Trading update8 Aug 2014 08:48
Financial Highlights for the Continuing Operations*
As indicated in the Trading Update on 11 July 2014, the rebalancing of Supermarket Retail product mix, the absence of milestone payments, and higher service costs resulting from rapid concentrate roll-out affected period results.
· Group revenue decreased 30.5% to $8.6m (H1 2013: $12.3m)
§ Supermarket Retail revenue decreased 27.3% to $7.7m (H1 2013: $10.6m) due to a planned shift in product mix from capital to consumables as compared with prior period
§ Wound Care and Dermatology revenue constant at $0.9m, excluding milestones (H1 2013: $1.7m, which benefited from milestone payments of $0.8m)

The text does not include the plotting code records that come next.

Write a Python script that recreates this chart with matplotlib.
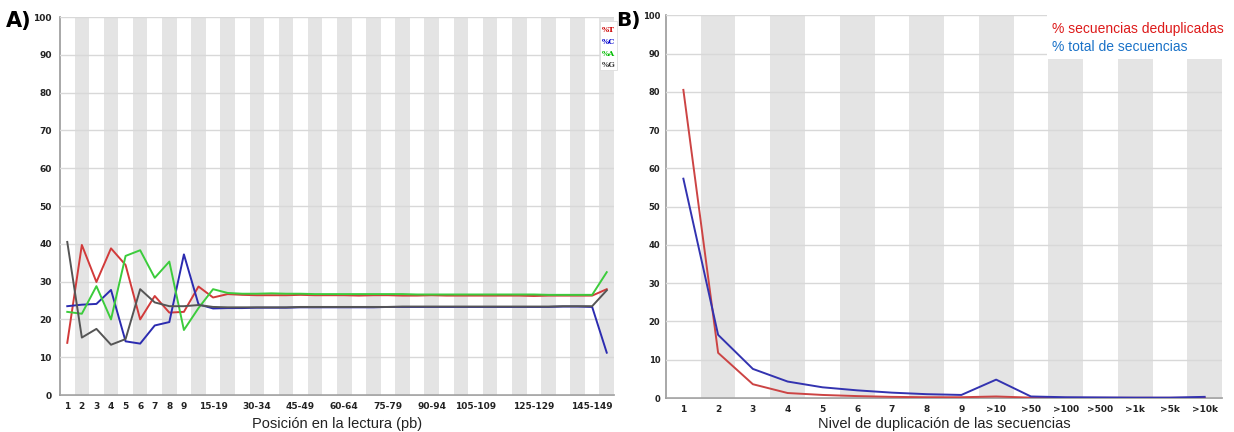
import numpy as np
import matplotlib.pyplot as plt
from matplotlib.patches import Rectangle

# Panel A: per-position base content (%)
pos_labels = ['1', '2', '3', '4', '5', '6', '7', '8', '9',
              '10-14', '15-19', '20-24', '25-29', '30-34', '35-39', '40-44',
              '45-49', '50-54', '55-59', '60-64', '65-69', '70-74', '75-79',
              '80-84', '85-89', '90-94', '95-99', '100-104', '105-109',
              '110-114', '115-119', '120-124', '125-129', '130-134',
              '135-139', '140-144', '145-149', '150-151']
shown_pos = ['1', '2', '3', '4', '5', '6', '7', '8', '9', '15-19', '30-34',
             '45-49', '60-64', '75-79', '90-94', '105-109', '125-129', '145-149']

pct_T = [13.8, 39.7, 29.9, 38.8, 34.4, 20.0, 26.2, 21.8, 22.0, 28.7, 25.8,
         26.7, 26.5, 26.4, 26.4, 26.4, 26.5, 26.4, 26.4, 26.4, 26.3, 26.4,
         26.4, 26.3, 26.3, 26.4, 26.3, 26.3, 26.3, 26.3, 26.3, 26.3, 26.2,
         26.3, 26.3, 26.3, 26.3, 28.0]
pct_C = [23.5, 23.9, 24.1, 27.8, 14.2, 13.6, 18.4, 19.3, 37.2, 24.0, 22.9,
         23.0, 23.0, 23.1, 23.1, 23.1, 23.2, 23.2, 23.2, 23.2, 23.2, 23.2,
         23.3, 23.3, 23.3, 23.3, 23.3, 23.3, 23.3, 23.3, 23.3, 23.3, 23.3,
         23.3, 23.4, 23.4, 23.3, 11.2]
pct_A = [22.0, 21.5, 28.8, 20.0, 36.8, 38.3, 31.0, 35.3, 17.2, 23.0, 28.0,
         27.0, 26.8, 26.8, 26.9, 26.8, 26.8, 26.7, 26.7, 26.7, 26.7, 26.7,
         26.7, 26.7, 26.6, 26.6, 26.6, 26.6, 26.6, 26.6, 26.6, 26.6, 26.6,
         26.5, 26.5, 26.5, 26.5, 32.5]
pct_G = [40.5, 15.2, 17.5, 13.3, 14.8, 28.0, 24.5, 23.5, 23.5, 23.8, 23.3,
         23.2, 23.2, 23.2, 23.2, 23.2, 23.3, 23.3, 23.3, 23.3, 23.3, 23.3,
         23.3, 23.4, 23.4, 23.4, 23.4, 23.4, 23.4, 23.4, 23.4, 23.4, 23.4,
         23.4, 23.5, 23.5, 23.5, 27.7]

# Panel B: sequence duplication levels (%)
dup_labels = ['1', '2', '3', '4', '5', '6', '7', '8', '9', '>10', '>50',
              '>100', '>500', '>1k', '>5k', '>10k']
dedup_pct = [80.5, 11.8, 3.6, 1.3, 0.8, 0.5, 0.3, 0.2, 0.2, 0.4, 0.1,
             0.05, 0.05, 0.05, 0.05, 0.05]
total_pct = [57.3, 16.5, 7.6, 4.3, 2.8, 2.0, 1.4, 1.0, 0.8, 4.8, 0.4,
             0.2, 0.15, 0.1, 0.1, 0.3]

STRIPE = '#e4e4e4'
GRID = '#d8d8d8'
TICKFONT = dict(fontsize=6.5, fontweight='bold', color='#222222')
LABELFONT = dict(fontsize=10.5, family='Liberation Sans', color='#222222')


def base_axes(ax, n, ypad):
    for i in range(1, n, 2):
        ax.axvspan(i - 0.5, i + 0.5, color=STRIPE, lw=0, zorder=0)
    ax.set_xlim(-0.5, n - 0.5)
    ax.set_ylim(0, 100)
    ax.set_yticks(range(0, 101, 10))
    ax.yaxis.grid(True, color=GRID, lw=1)
    ax.set_axisbelow(False)
    for side in ['top', 'right']:
        ax.spines[side].set_visible(False)
    for side in ['left', 'bottom']:
        ax.spines[side].set_color('#999999')
        ax.spines[side].set_linewidth(1.2)
    ax.tick_params(axis='y', length=0, pad=ypad)
    ax.tick_params(axis='x', length=0, pad=5)


fig = plt.figure(figsize=(12.34, 4.32), dpi=100)
axA = fig.add_axes([0.0486, 0.0856, 0.449, 0.875])
axB = fig.add_axes([0.5397, 0.0787, 0.4506, 0.886])

# --- A) base content per position ---
nA = len(pos_labels)
xA = np.arange(nA)
base_axes(axA, nA, 6)
for vals, col in [(pct_T, '#d23a3a'), (pct_C, '#2b2bb0'),
                  (pct_A, '#3ccc3c'), (pct_G, '#555555')]:
    axA.plot(xA, vals, color=col, lw=1.4, zorder=3)
axA.set_xticks([pos_labels.index(p) for p in shown_pos])
axA.set_xticklabels(shown_pos, **TICKFONT)
for lab in axA.get_yticklabels():
    lab.set(**TICKFONT)
axA.set_xlabel('Posición en la lectura (pb)', labelpad=4, **LABELFONT)

# small key in the top right corner
axA.add_patch(Rectangle((0.974, 0.86), 0.032, 0.13, transform=axA.transAxes,
                        facecolor='white', edgecolor='#dddddd', lw=0.6,
                        zorder=4, clip_on=False))
for k, (txt, col) in enumerate([('%T', '#cc0000'), ('%C', '#0000cc'),
                                ('%A', '#00bb00'), ('%G', '#333333')]):
    axA.text(0.990, 0.965 - k * 0.031, txt, transform=axA.transAxes,
             color=col, fontsize=5.5, fontweight='bold', family='DejaVu Serif',
             ha='center', va='center', zorder=5)

# --- B) duplication levels ---
nB = len(dup_labels)
xB = np.arange(nB)
base_axes(axB, nB, 4)
axB.plot(xB, dedup_pct, color='#cc4444', lw=1.4, zorder=3)
axB.plot(xB, total_pct, color='#3333b0', lw=1.4, zorder=3)
axB.set_xticks(xB)
axB.set_xticklabels(dup_labels, **TICKFONT)
for lab in axB.get_yticklabels():
    lab.set(**TICKFONT)
    lab.set_fontsize(6)
axB.set_xlabel('Nivel de duplicación de las secuencias', labelpad=2, **LABELFONT)

axB.add_patch(Rectangle((0.685, 0.885), 0.33, 0.12, transform=axB.transAxes,
                        facecolor='white', edgecolor='none', zorder=4,
                        clip_on=False))
axB.text(0.695, 0.964, '% secuencias deduplicadas', transform=axB.transAxes,
         color='#dd1a1a', fontsize=10, family='Liberation Sans',
         va='center', zorder=5)
axB.text(0.695, 0.918, '% total de secuencias', transform=axB.transAxes,
         color='#1a72c8', fontsize=10, family='Liberation Sans',
         va='center', zorder=5)

fig.text(0.005, 0.952, 'A)', fontsize=15, fontweight='bold', va='center')
fig.text(0.499, 0.952, 'B)', fontsize=14.5, fontweight='bold', va='center')

fig.savefig('out.png', dpi=100, facecolor='white')
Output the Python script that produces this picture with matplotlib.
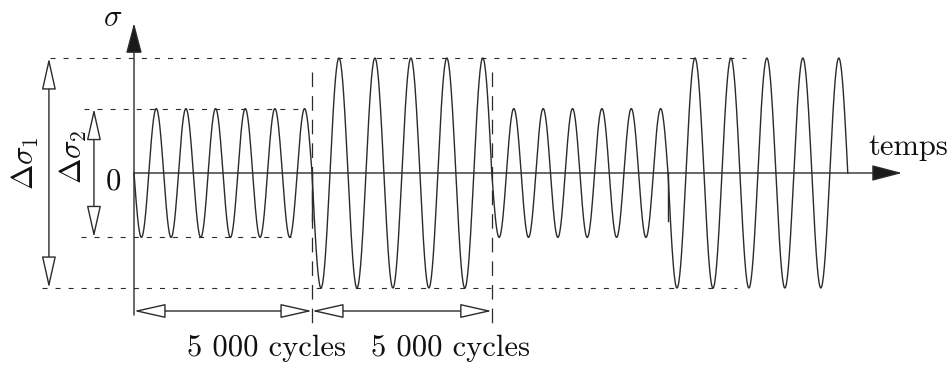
import matplotlib
matplotlib.use("Agg")
import matplotlib.pyplot as plt
import numpy as np

# Data ------------------------------------------------------------------------
block_edges = [0.0, 1.0, 2.01, 3.0, 4.01]    # time blocks (1 block = 5 000 cycles)
amplitudes  = [0.56, 1.0, 0.56, 1.0]          # stress amplitude per block
n_cycles    = [6, 5, 6, 5]                    # cycles drawn per block
cycle_labels = ["5 000 cycles", "5 000 cycles"]

plt.rcParams['mathtext.fontset'] = 'cm'
plt.rcParams['axes.unicode_minus'] = False
plt.rcParams['lines.scale_dashes'] = False

col = '#2b2b2b'
fs = 22

fig = plt.figure(figsize=(9.49, 3.65), dpi=100)
ax = fig.add_axes([0, 0, 1, 1])
ax.set_xlim(-134 / 178, (949 - 134) / 178)
ax.set_ylim(-(365 - 173) / 115, 173 / 115)
ax.axis('off')

# Signal ----------------------------------------------------------------------
for i in range(len(amplitudes)):
    x0, x1 = block_edges[i], block_edges[i + 1]
    t = np.linspace(0, 1, 400)
    ax.plot(x0 + (x1 - x0) * t, -amplitudes[i] * np.sin(2 * np.pi * n_cycles[i] * t),
            color=col, lw=1.0)

# small marks at block changes
for xb in [block_edges[1], block_edges[3]]:
    ax.plot([xb, xb], [0, -0.42], color=col, lw=1.0)

# Axes arrows -----------------------------------------------------------------
ax.annotate('', xy=(0, 1.304), xytext=(0, -1.235),
            arrowprops=dict(arrowstyle='-|>,head_length=1.9,head_width=0.5',
                            fc='#1a1a1a', ec=col, lw=1.0, shrinkA=0, shrinkB=0,
                            mutation_scale=10))
ax.annotate('', xy=(4.315, 0), xytext=(0, 0),
            arrowprops=dict(arrowstyle='-|>,head_length=1.9,head_width=0.5',
                            fc='#1a1a1a', ec=col, lw=1.0, shrinkA=0, shrinkB=0,
                            mutation_scale=10))

# Dashed level lines ------------------------------------------------------------
big = max(amplitudes)
small = min(amplitudes)
dash = (0, (3.6, 5.8))
ax.plot([-0.472, 3.44], [big, big], color=col, lw=0.8, linestyle=dash)
ax.plot([-0.517, 3.39], [-big, -big], color=col, lw=0.8, linestyle=dash)
ax.plot([-0.28, 0.95], [small, small], color=col, lw=0.8, linestyle=dash)
ax.plot([-0.30, 0.88], [-small, -small], color=col, lw=0.8, linestyle=dash)

# long-dashed block limits
for xb in [block_edges[1], block_edges[2]]:
    ax.plot([xb, xb], [0.88, -1.30], color=col, lw=0.9, linestyle=(0, (10.5, 6.5)))

# Range arrows (open heads) ---------------------------------------------------
open_head = dict(arrowstyle='<|-|>,head_length=2.0,head_width=0.45',
                 fc='white', ec=col, lw=1.0, shrinkA=0, shrinkB=0, mutation_scale=10)
ax.annotate('', xy=(-0.478, big), xytext=(-0.478, -big), arrowprops=open_head)
ax.annotate('', xy=(-0.225, small), xytext=(-0.225, -small), arrowprops=open_head)

y_dim = -1.2
ax.annotate('', xy=(block_edges[0], y_dim), xytext=(block_edges[1], y_dim), arrowprops=open_head)
ax.annotate('', xy=(block_edges[1], y_dim), xytext=(block_edges[2], y_dim), arrowprops=open_head)

# Texts -----------------------------------------------------------------------
ax.text(-0.118, 1.35, r'$\sigma$', fontsize=fs, ha='center', va='center', color='#111')
ax.text(-0.118, -0.08, '0', fontsize=fs, ha='center', va='center', family='cmr10', color='#111')
ax.text(-0.612, 0.087, r'$\Delta\sigma_1$', fontsize=fs, rotation=90,
        ha='center', va='center', color='#111')
ax.text(-0.343, 0.14, r'$\Delta\sigma_2$', fontsize=fs, rotation=90,
        ha='center', va='center', color='#111')
ax.text(4.35, 0.226, 'temps', fontsize=fs, ha='center', va='center', family='cmr10', color='#111')
ax.text(0.742, -1.52, cycle_labels[0], fontsize=fs, ha='center', va='center',
        family='cmr10', color='#111')
ax.text(1.78, -1.52, cycle_labels[1], fontsize=fs, ha='center', va='center',
        family='cmr10', color='#111')

fig.savefig('out.png', dpi=100)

· Gross margin: 28.2% (H1 2013: 33.1%) primarily due to a lack of all-margin milestone payments as well as higher service costs
· Operating expenses maintained at $6.1m (H1 2013: $6.1m)
· EBITDA** loss: $2.2m (H1 2013: loss of $1.1m) due to the decline in revenue
· Gross cash proceeds from sale of Endoscopy business: $28.0m received in July 2014; net proceeds: approximately $25.7m after purchase price adjustments and deal expenses
· Cash and cash equivalents
§ As at 30 June 2014: $1.2m (31 December 2013: $3.4m, including $1.9m Endoscopy cash)
§ As at 1 July 2014 following receipt of sale proceeds, pay-down of line of credit, and payment of certain deal related expenses: $26.8m
· Loans and borrowings as at 30 June 2014: $2.2m, of which $2.0m was repaid in July (31 December 2013: nil)
Operational Highlights
Food and Agriculture
· Produce market share increased to 26% of the target Supermarket Retail sector (the conversion of existing customers from equipment to concentrate created new recurring revenue but had no impact on market share as these Sterilox customers were previously counted)
· Floral market share increased to 13% of the target Supermarket Retail sector
Health Sciences
· Sold the Endoscopy business, PuriCore International Limited (PIL), to Cantel Medical for $28.0m in cash (gross)
· Initiated shipments under a Wound Care marketing and distribution agreement with Ueno Corporation for Vashe® in 15 Middle East and North African countries
· Launched NovaZo™ Wound Hydrogel Dressing, a complementary Animal Health product
· Developed two new products expected to launch in Q3 2014 in the Middle East and North Africa: Vashe Wound Hydrogel, a complementary Wound Care product, and PURICIDE™ hospital-grade hard-surface disinfectant
Strategic Review
· Initiated a strategic and operational review of the business to optimise the use of PIL sale proceeds to build shareholder value, the results of which will be communicated to the market in Q4 2014
* Continuing Operations comprises Supermarket Retail and Wound Care and Dermatology.
** Earnings before interest, tax, depreciation, amortisation, and non-cash equity-related charges.